Collected data:
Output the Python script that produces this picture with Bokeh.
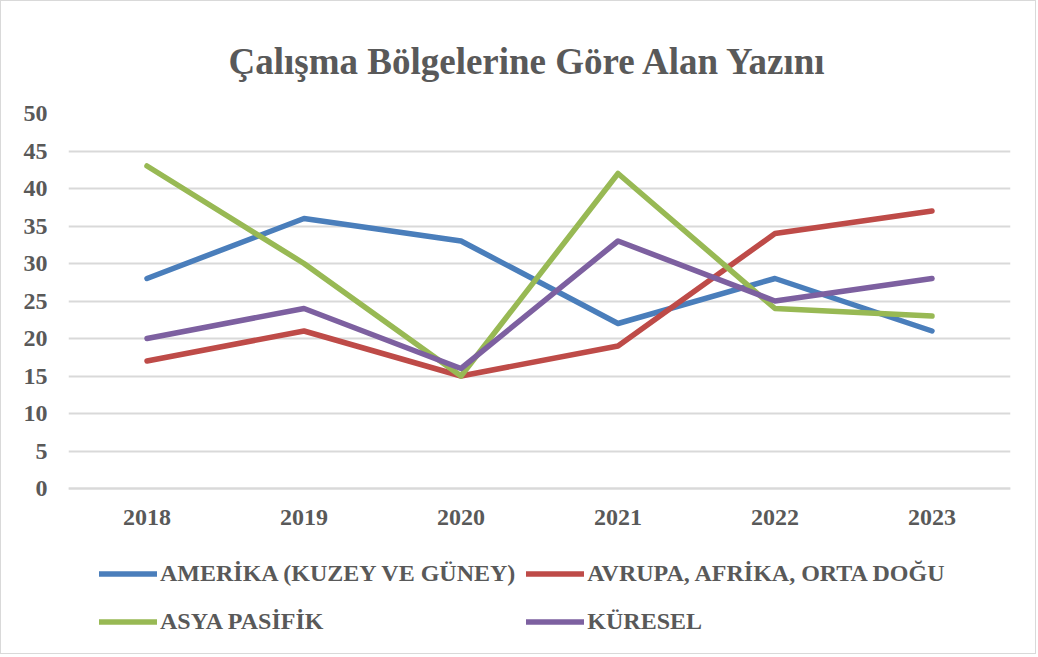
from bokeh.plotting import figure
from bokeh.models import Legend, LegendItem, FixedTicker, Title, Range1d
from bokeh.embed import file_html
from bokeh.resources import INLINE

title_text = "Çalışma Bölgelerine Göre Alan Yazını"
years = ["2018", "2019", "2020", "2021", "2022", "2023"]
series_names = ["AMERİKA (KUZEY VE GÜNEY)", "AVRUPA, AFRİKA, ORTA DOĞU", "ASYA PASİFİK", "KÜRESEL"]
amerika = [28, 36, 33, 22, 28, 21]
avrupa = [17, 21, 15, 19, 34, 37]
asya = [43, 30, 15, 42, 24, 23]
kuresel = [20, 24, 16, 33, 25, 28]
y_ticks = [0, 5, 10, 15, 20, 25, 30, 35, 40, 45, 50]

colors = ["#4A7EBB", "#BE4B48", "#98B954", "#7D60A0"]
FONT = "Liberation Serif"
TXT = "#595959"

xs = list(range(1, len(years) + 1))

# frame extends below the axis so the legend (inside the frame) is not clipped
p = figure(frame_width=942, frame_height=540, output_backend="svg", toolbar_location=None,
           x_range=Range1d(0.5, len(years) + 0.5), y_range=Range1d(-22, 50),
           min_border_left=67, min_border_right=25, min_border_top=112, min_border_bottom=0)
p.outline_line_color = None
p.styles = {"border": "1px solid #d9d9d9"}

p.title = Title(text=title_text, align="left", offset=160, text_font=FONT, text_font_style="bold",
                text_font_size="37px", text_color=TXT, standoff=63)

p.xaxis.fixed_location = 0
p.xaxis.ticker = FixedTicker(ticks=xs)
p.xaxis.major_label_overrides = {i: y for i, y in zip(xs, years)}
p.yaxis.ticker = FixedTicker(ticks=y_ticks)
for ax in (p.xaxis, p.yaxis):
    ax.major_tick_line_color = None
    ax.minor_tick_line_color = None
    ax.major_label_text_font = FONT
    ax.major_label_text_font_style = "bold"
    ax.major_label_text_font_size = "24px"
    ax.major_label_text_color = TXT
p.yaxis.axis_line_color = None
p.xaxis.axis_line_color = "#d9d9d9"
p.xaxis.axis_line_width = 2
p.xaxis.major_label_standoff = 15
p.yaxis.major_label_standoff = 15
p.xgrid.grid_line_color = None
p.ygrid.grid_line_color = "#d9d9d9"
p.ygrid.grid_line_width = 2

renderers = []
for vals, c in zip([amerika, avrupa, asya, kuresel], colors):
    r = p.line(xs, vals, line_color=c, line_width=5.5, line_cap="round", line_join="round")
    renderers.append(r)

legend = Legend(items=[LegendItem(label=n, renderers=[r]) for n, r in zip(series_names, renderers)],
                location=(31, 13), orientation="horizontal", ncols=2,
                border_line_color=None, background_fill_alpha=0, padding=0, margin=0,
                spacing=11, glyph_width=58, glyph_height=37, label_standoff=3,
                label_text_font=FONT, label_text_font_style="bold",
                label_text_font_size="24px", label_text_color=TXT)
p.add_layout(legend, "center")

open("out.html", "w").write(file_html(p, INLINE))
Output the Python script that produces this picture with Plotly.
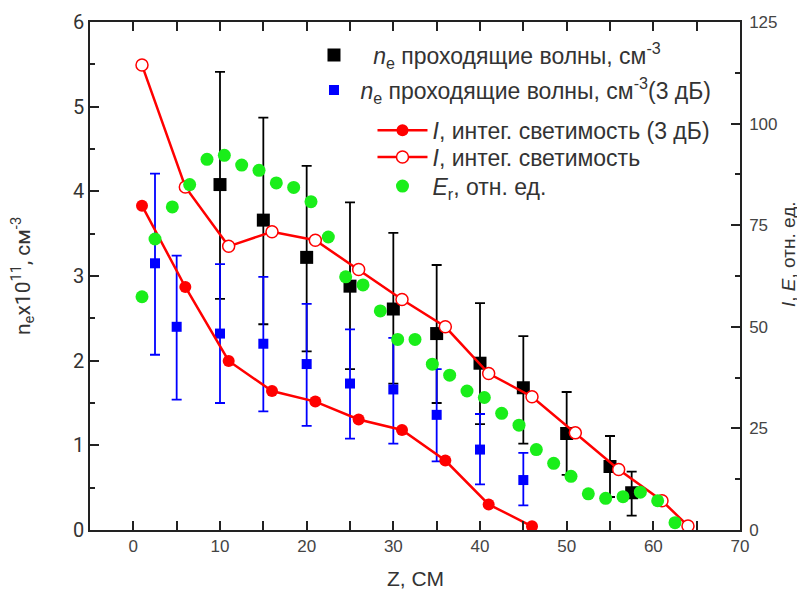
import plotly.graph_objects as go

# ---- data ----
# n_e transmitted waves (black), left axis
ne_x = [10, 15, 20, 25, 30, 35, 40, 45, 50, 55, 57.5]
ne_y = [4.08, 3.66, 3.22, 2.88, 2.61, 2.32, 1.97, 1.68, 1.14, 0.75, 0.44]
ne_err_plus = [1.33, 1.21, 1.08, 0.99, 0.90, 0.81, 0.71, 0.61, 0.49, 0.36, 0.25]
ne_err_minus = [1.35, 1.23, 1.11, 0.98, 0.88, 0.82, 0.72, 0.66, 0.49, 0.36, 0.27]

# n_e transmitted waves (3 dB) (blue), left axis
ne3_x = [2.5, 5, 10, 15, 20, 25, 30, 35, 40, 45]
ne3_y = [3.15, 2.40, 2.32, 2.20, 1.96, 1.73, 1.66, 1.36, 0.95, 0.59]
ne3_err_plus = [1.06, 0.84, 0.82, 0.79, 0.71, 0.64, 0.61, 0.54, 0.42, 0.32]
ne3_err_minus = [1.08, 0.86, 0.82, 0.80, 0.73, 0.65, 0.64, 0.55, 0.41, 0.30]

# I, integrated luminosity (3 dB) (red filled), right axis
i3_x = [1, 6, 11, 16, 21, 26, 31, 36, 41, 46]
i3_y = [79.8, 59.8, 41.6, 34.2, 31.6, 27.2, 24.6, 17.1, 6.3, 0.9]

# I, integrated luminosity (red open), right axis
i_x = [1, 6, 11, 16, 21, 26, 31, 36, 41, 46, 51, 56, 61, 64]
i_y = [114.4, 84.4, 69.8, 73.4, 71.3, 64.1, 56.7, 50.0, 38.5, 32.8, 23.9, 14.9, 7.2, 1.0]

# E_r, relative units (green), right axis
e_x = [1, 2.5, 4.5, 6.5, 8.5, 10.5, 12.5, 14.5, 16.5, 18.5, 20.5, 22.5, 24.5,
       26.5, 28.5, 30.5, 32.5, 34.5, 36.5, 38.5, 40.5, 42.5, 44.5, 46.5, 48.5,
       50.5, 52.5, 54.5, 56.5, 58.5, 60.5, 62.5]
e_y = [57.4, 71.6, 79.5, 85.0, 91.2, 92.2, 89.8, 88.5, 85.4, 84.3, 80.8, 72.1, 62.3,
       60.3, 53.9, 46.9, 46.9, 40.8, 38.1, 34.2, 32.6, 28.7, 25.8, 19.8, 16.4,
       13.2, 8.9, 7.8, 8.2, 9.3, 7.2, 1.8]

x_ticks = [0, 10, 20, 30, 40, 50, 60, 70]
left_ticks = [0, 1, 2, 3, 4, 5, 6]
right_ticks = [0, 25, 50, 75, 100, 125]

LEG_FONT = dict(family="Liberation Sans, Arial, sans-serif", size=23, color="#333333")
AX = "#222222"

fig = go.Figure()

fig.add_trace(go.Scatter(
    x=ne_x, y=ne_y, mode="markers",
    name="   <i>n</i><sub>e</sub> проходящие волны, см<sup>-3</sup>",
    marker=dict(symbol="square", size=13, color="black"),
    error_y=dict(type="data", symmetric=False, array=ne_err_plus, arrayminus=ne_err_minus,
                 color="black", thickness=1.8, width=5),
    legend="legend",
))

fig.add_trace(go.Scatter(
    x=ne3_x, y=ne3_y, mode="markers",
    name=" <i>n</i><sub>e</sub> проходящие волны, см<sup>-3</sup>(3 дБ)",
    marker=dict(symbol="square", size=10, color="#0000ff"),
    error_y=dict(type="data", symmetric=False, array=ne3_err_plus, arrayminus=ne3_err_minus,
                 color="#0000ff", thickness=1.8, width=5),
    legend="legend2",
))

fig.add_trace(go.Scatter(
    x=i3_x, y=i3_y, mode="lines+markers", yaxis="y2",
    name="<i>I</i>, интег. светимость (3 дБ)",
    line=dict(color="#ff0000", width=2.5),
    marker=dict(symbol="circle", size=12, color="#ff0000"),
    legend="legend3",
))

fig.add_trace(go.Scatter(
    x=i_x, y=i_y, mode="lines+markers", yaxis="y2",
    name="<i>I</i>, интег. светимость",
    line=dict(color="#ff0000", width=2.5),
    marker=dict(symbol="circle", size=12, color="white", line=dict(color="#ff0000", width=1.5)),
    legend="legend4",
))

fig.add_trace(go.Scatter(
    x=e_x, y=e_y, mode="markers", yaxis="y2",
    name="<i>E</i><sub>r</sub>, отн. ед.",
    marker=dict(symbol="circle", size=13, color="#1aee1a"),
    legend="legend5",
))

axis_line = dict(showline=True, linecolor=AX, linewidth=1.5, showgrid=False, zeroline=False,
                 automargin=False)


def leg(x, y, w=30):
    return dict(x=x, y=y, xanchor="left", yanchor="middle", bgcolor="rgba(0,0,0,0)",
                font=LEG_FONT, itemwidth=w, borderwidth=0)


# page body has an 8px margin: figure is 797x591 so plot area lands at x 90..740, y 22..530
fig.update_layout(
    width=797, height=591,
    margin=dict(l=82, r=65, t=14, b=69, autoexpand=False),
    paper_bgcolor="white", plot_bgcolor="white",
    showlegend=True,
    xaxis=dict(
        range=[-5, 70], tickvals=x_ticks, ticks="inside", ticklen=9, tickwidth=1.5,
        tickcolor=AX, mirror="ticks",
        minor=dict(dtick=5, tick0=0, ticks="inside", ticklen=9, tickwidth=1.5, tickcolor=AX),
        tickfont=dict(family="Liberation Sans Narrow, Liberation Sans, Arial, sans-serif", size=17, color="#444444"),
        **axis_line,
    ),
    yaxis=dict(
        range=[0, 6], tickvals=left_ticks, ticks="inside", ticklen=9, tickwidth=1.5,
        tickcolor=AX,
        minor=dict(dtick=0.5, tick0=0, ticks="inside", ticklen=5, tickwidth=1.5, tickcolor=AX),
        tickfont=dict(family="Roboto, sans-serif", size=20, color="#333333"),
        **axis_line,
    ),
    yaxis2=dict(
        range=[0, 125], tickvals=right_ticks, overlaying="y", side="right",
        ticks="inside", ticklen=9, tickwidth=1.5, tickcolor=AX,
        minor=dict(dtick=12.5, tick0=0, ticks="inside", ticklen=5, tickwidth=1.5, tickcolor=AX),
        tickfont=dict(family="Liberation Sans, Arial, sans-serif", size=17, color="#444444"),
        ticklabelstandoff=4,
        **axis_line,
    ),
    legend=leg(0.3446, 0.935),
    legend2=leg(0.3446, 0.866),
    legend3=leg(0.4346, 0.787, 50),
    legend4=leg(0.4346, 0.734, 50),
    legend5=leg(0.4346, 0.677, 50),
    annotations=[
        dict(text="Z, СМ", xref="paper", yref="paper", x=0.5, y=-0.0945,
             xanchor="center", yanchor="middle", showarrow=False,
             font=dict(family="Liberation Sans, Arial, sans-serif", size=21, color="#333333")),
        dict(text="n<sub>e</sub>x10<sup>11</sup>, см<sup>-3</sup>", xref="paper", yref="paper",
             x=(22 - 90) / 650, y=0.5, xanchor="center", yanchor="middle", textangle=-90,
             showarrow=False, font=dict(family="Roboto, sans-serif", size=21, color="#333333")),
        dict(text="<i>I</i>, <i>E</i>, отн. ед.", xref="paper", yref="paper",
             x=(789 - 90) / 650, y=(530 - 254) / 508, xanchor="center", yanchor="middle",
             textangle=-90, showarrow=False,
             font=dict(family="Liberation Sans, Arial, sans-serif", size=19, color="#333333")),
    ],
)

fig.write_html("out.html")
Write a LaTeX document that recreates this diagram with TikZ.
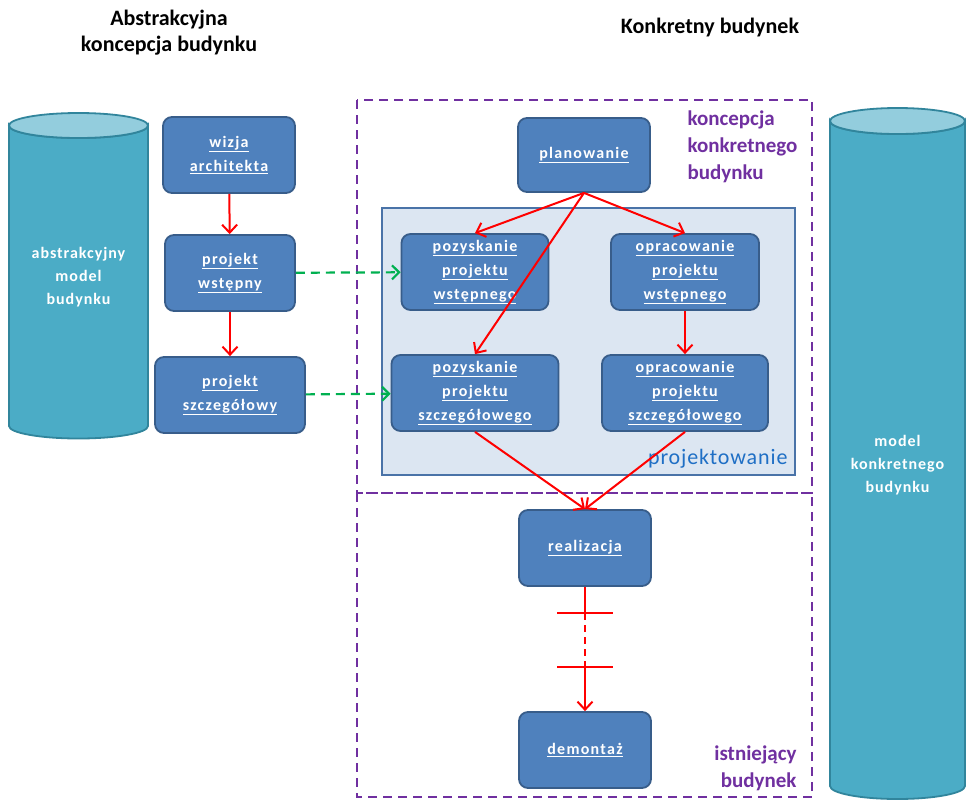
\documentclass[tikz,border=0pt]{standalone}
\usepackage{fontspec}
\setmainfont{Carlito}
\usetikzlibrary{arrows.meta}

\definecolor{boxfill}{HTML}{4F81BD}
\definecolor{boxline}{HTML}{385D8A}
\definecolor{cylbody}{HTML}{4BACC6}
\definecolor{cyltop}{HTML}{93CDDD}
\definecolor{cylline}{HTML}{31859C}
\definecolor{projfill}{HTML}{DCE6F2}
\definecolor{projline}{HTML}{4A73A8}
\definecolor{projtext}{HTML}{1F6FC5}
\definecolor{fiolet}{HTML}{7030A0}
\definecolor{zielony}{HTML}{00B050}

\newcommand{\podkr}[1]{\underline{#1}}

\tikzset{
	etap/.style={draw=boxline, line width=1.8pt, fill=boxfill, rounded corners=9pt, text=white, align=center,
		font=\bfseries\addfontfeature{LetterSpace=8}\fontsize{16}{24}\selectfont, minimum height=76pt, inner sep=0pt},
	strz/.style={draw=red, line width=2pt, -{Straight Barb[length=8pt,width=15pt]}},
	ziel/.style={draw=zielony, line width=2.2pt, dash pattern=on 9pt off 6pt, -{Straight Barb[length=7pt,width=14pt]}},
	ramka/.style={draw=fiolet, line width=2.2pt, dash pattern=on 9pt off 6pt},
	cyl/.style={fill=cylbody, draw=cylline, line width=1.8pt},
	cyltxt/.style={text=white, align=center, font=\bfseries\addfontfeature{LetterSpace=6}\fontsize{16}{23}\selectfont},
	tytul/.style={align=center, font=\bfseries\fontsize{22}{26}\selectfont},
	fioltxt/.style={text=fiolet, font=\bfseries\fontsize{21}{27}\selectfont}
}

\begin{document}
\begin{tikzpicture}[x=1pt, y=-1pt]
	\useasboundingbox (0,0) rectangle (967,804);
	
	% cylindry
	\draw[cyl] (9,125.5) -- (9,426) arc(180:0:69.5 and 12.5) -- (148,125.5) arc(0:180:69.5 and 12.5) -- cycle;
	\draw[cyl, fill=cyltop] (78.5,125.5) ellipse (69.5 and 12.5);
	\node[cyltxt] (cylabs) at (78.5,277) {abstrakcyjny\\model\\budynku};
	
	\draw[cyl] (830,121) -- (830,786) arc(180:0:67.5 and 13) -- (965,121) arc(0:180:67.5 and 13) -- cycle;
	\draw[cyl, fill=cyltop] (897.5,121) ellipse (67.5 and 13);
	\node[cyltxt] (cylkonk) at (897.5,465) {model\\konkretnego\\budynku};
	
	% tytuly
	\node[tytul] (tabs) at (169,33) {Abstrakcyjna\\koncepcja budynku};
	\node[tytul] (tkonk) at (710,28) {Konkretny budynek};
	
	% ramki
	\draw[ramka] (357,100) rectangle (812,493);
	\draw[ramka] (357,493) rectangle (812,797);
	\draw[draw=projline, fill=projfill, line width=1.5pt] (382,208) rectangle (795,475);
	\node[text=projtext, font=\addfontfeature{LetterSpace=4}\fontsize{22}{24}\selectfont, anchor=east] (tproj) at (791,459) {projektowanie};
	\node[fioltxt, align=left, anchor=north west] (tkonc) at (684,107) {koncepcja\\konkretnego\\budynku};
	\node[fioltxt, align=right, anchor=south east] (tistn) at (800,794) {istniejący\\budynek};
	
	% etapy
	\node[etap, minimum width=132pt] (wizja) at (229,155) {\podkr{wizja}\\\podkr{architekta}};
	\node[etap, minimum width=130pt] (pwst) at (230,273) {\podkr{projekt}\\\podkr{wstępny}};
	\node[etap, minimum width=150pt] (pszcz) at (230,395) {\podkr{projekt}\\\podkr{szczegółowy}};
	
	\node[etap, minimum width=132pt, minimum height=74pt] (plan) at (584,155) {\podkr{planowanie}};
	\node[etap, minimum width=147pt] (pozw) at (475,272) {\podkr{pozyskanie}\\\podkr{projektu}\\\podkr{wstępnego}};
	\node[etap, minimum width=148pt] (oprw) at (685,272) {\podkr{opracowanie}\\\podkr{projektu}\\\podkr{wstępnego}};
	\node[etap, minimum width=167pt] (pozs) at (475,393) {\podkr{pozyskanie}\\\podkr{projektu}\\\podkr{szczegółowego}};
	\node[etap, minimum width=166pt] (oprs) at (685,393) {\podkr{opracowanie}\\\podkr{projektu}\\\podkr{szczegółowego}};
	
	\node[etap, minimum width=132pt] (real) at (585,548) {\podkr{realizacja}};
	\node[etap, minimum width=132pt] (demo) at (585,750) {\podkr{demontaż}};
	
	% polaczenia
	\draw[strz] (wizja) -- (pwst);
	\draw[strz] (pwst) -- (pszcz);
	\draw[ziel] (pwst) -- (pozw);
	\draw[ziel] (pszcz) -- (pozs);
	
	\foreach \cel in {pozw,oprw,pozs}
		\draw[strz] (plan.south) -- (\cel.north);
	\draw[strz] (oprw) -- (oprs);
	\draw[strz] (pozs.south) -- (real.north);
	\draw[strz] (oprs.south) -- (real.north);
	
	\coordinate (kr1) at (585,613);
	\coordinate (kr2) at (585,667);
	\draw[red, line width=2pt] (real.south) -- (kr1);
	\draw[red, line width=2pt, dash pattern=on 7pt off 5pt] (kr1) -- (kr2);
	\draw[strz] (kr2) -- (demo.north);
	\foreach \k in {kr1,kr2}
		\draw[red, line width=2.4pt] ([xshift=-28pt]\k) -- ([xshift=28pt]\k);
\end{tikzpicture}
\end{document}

• [REQUEST] Above are some records. Output exactly the lines from the one that contains "Write a LaTeX" to the one that contains "(tkonk) at (710,28)", keeping both, and omit the pictures.

• [SOLVED PROBLEM]
Write a LaTeX document that recreates this diagram with TikZ.
\documentclass[tikz,border=0pt]{standalone}
\usepackage{fontspec}
\setmainfont{Carlito}
\usetikzlibrary{arrows.meta}

\definecolor{boxfill}{HTML}{4F81BD}
\definecolor{boxline}{HTML}{385D8A}
\definecolor{cylbody}{HTML}{4BACC6}
\definecolor{cyltop}{HTML}{93CDDD}
\definecolor{cylline}{HTML}{31859C}
\definecolor{projfill}{HTML}{DCE6F2}
\definecolor{projline}{HTML}{4A73A8}
\definecolor{projtext}{HTML}{1F6FC5}
\definecolor{fiolet}{HTML}{7030A0}
\definecolor{zielony}{HTML}{00B050}

\newcommand{\podkr}[1]{\underline{#1}}

\tikzset{
	etap/.style={draw=boxline, line width=1.8pt, fill=boxfill, rounded corners=9pt, text=white, align=center,
		font=\bfseries\addfontfeature{LetterSpace=8}\fontsize{16}{24}\selectfont, minimum height=76pt, inner sep=0pt},
	strz/.style={draw=red, line width=2pt, -{Straight Barb[length=8pt,width=15pt]}},
	ziel/.style={draw=zielony, line width=2.2pt, dash pattern=on 9pt off 6pt, -{Straight Barb[length=7pt,width=14pt]}},
	ramka/.style={draw=fiolet, line width=2.2pt, dash pattern=on 9pt off 6pt},
	cyl/.style={fill=cylbody, draw=cylline, line width=1.8pt},
	cyltxt/.style={text=white, align=center, font=\bfseries\addfontfeature{LetterSpace=6}\fontsize{16}{23}\selectfont},
	tytul/.style={align=center, font=\bfseries\fontsize{22}{26}\selectfont},
	fioltxt/.style={text=fiolet, font=\bfseries\fontsize{21}{27}\selectfont}
}

\begin{document}
\begin{tikzpicture}[x=1pt, y=-1pt]
	\useasboundingbox (0,0) rectangle (967,804);
	
	% cylindry
	\draw[cyl] (9,125.5) -- (9,426) arc(180:0:69.5 and 12.5) -- (148,125.5) arc(0:180:69.5 and 12.5) -- cycle;
	\draw[cyl, fill=cyltop] (78.5,125.5) ellipse (69.5 and 12.5);
	\node[cyltxt] (cylabs) at (78.5,277) {abstrakcyjny\\model\\budynku};
	
	\draw[cyl] (830,121) -- (830,786) arc(180:0:67.5 and 13) -- (965,121) arc(0:180:67.5 and 13) -- cycle;
	\draw[cyl, fill=cyltop] (897.5,121) ellipse (67.5 and 13);
	\node[cyltxt] (cylkonk) at (897.5,465) {model\\konkretnego\\budynku};
	
	% tytuly
	\node[tytul] (tabs) at (169,33) {Abstrakcyjna\\koncepcja budynku};
	\node[tytul] (tkonk) at (710,28) {Konkretny budynek};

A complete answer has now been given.